◆ **PROBLEM**
Reproduce each of the lines word for word.
+===+
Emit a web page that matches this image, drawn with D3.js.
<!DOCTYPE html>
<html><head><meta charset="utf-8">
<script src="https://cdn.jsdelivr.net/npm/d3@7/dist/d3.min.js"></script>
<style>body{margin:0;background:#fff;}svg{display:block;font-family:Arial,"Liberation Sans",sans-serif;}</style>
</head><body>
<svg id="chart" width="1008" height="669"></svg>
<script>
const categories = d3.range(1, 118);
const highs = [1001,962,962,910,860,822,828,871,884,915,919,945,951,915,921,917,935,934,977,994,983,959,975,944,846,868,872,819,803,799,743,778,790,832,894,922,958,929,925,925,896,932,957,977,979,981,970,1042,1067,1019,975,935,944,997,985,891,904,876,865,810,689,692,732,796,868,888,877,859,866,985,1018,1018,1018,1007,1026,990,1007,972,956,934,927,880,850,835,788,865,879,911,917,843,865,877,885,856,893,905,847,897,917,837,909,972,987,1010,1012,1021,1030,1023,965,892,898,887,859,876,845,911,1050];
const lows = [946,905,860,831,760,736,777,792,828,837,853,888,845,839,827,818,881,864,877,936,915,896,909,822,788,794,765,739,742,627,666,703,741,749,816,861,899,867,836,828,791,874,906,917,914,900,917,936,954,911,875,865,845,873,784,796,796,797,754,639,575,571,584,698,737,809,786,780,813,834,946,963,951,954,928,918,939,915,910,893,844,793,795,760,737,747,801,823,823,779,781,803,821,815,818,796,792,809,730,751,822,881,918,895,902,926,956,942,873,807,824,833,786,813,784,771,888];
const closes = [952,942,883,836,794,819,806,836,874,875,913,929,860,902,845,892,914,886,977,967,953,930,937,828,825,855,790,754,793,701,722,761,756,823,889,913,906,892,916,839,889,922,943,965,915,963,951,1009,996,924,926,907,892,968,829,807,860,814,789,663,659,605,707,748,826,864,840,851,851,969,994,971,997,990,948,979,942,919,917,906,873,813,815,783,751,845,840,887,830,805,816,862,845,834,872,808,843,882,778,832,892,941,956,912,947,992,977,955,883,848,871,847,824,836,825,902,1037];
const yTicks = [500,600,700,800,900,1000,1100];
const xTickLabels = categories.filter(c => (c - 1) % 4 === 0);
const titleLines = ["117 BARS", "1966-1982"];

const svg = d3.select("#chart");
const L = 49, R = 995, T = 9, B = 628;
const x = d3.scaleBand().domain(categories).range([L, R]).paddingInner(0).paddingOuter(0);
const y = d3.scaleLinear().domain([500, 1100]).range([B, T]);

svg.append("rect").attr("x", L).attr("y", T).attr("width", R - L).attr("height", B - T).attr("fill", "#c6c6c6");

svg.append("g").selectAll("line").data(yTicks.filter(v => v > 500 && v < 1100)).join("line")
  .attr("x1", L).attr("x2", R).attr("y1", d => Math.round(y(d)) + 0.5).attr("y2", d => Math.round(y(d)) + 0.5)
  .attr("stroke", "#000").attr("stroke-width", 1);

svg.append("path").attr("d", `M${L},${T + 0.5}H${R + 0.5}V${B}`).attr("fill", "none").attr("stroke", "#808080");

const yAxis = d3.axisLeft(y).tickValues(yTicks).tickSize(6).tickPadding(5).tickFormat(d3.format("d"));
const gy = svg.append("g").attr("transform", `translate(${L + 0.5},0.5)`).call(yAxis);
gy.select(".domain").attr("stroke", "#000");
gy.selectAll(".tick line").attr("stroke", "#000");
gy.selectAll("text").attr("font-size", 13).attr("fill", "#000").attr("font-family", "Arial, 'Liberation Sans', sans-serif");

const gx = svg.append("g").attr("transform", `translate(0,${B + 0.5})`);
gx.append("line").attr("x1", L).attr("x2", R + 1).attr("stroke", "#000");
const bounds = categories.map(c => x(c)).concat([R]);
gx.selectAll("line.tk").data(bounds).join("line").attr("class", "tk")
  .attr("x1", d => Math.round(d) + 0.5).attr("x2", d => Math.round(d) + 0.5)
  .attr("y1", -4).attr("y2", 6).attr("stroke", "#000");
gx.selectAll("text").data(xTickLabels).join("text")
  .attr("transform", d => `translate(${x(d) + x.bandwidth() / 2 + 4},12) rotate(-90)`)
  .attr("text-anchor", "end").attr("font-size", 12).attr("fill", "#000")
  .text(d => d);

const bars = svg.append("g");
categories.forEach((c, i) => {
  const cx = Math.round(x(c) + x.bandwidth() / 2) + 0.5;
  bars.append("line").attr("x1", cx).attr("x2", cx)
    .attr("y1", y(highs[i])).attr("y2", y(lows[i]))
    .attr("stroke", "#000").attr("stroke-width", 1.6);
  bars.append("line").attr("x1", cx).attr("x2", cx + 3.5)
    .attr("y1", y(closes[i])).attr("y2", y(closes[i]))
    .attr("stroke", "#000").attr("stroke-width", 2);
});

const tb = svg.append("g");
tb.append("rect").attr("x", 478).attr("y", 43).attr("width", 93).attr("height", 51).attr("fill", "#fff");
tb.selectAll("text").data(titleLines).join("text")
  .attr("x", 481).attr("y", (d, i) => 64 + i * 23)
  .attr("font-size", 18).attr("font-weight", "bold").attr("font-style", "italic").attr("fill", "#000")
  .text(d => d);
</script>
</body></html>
+===+
◆ **TASK ANSWER**
Emit a web page that matches this image, drawn with D3.js.
<!DOCTYPE html>
<html><head><meta charset="utf-8">
<script src="https://cdn.jsdelivr.net/npm/d3@7/dist/d3.min.js"></script>
<style>body{margin:0;background:#fff;}svg{display:block;font-family:Arial,"Liberation Sans",sans-serif;}</style>
</head><body>
<svg id="chart" width="1008" height="669"></svg>
<script>
const categories = d3.range(1, 118);
const highs = [1001,962,962,910,860,822,828,871,884,915,919,945,951,915,921,917,935,934,977,994,983,959,975,944,846,868,872,819,803,799,743,778,790,832,894,922,958,929,925,925,896,932,957,977,979,981,970,1042,1067,1019,975,935,944,997,985,891,904,876,865,810,689,692,732,796,868,888,877,859,866,985,1018,1018,1018,1007,1026,990,1007,972,956,934,927,880,850,835,788,865,879,911,917,843,865,877,885,856,893,905,847,897,917,837,909,972,987,1010,1012,1021,1030,1023,965,892,898,887,859,876,845,911,1050];
const lows = [946,905,860,831,760,736,777,792,828,837,853,888,845,839,827,818,881,864,877,936,915,896,909,822,788,794,765,739,742,627,666,703,741,749,816,861,899,867,836,828,791,874,906,917,914,900,917,936,954,911,875,865,845,873,784,796,796,797,754,639,575,571,584,698,737,809,786,780,813,834,946,963,951,954,928,918,939,915,910,893,844,793,795,760,737,747,801,823,823,779,781,803,821,815,818,796,792,809,730,751,822,881,918,895,902,926,956,942,873,807,824,833,786,813,784,771,888];
const closes = [952,942,883,836,794,819,806,836,874,875,913,929,860,902,845,892,914,886,977,967,953,930,937,828,825,855,790,754,793,701,722,761,756,823,889,913,906,892,916,839,889,922,943,965,915,963,951,1009,996,924,926,907,892,968,829,807,860,814,789,663,659,605,707,748,826,864,840,851,851,969,994,971,997,990,948,979,942,919,917,906,873,813,815,783,751,845,840,887,830,805,816,862,845,834,872,808,843,882,778,832,892,941,956,912,947,992,977,955,883,848,871,847,824,836,825,902,1037];
const yTicks = [500,600,700,800,900,1000,1100];
const xTickLabels = categories.filter(c => (c - 1) % 4 === 0);
const titleLines = ["117 BARS", "1966-1982"];

const svg = d3.select("#chart");
const L = 49, R = 995, T = 9, B = 628;
const x = d3.scaleBand().domain(categories).range([L, R]).paddingInner(0).paddingOuter(0);
const y = d3.scaleLinear().domain([500, 1100]).range([B, T]);

svg.append("rect").attr("x", L).attr("y", T).attr("width", R - L).attr("height", B - T).attr("fill", "#c6c6c6");

svg.append("g").selectAll("line").data(yTicks.filter(v => v > 500 && v < 1100)).join("line")
  .attr("x1", L).attr("x2", R).attr("y1", d => Math.round(y(d)) + 0.5).attr("y2", d => Math.round(y(d)) + 0.5)
  .attr("stroke", "#000").attr("stroke-width", 1);

svg.append("path").attr("d", `M${L},${T + 0.5}H${R + 0.5}V${B}`).attr("fill", "none").attr("stroke", "#808080");

const yAxis = d3.axisLeft(y).tickValues(yTicks).tickSize(6).tickPadding(5).tickFormat(d3.format("d"));
const gy = svg.append("g").attr("transform", `translate(${L + 0.5},0.5)`).call(yAxis);
gy.select(".domain").attr("stroke", "#000");
gy.selectAll(".tick line").attr("stroke", "#000");
gy.selectAll("text").attr("font-size", 13).attr("fill", "#000").attr("font-family", "Arial, 'Liberation Sans', sans-serif");

const gx = svg.append("g").attr("transform", `translate(0,${B + 0.5})`);
gx.append("line").attr("x1", L).attr("x2", R + 1).attr("stroke", "#000");
const bounds = categories.map(c => x(c)).concat([R]);
gx.selectAll("line.tk").data(bounds).join("line").attr("class", "tk")
  .attr("x1", d => Math.round(d) + 0.5).attr("x2", d => Math.round(d) + 0.5)
  .attr("y1", -4).attr("y2", 6).attr("stroke", "#000");
gx.selectAll("text").data(xTickLabels).join("text")
  .attr("transform", d => `translate(${x(d) + x.bandwidth() / 2 + 4},12) rotate(-90)`)
  .attr("text-anchor", "end").attr("font-size", 12).attr("fill", "#000")
  .text(d => d);

const bars = svg.append("g");
categories.forEach((c, i) => {
  const cx = Math.round(x(c) + x.bandwidth() / 2) + 0.5;
  bars.append("line").attr("x1", cx).attr("x2", cx)
    .attr("y1", y(highs[i])).attr("y2", y(lows[i]))
    .attr("stroke", "#000").attr("stroke-width", 1.6);
  bars.append("line").attr("x1", cx).attr("x2", cx + 3.5)
    .attr("y1", y(closes[i])).attr("y2", y(closes[i]))
    .attr("stroke", "#000").attr("stroke-width", 2);
});

const tb = svg.append("g");
tb.append("rect").attr("x", 478).attr("y", 43).attr("width", 93).attr("height", 51).attr("fill", "#fff");
tb.selectAll("text").data(titleLines).join("text")
  .attr("x", 481).attr("y", (d, i) => 64 + i * 23)
  .attr("font-size", 18).attr("font-weight", "bold").attr("font-style", "italic").attr("fill", "#000")
  .text(d => d);
</script>
</body></html>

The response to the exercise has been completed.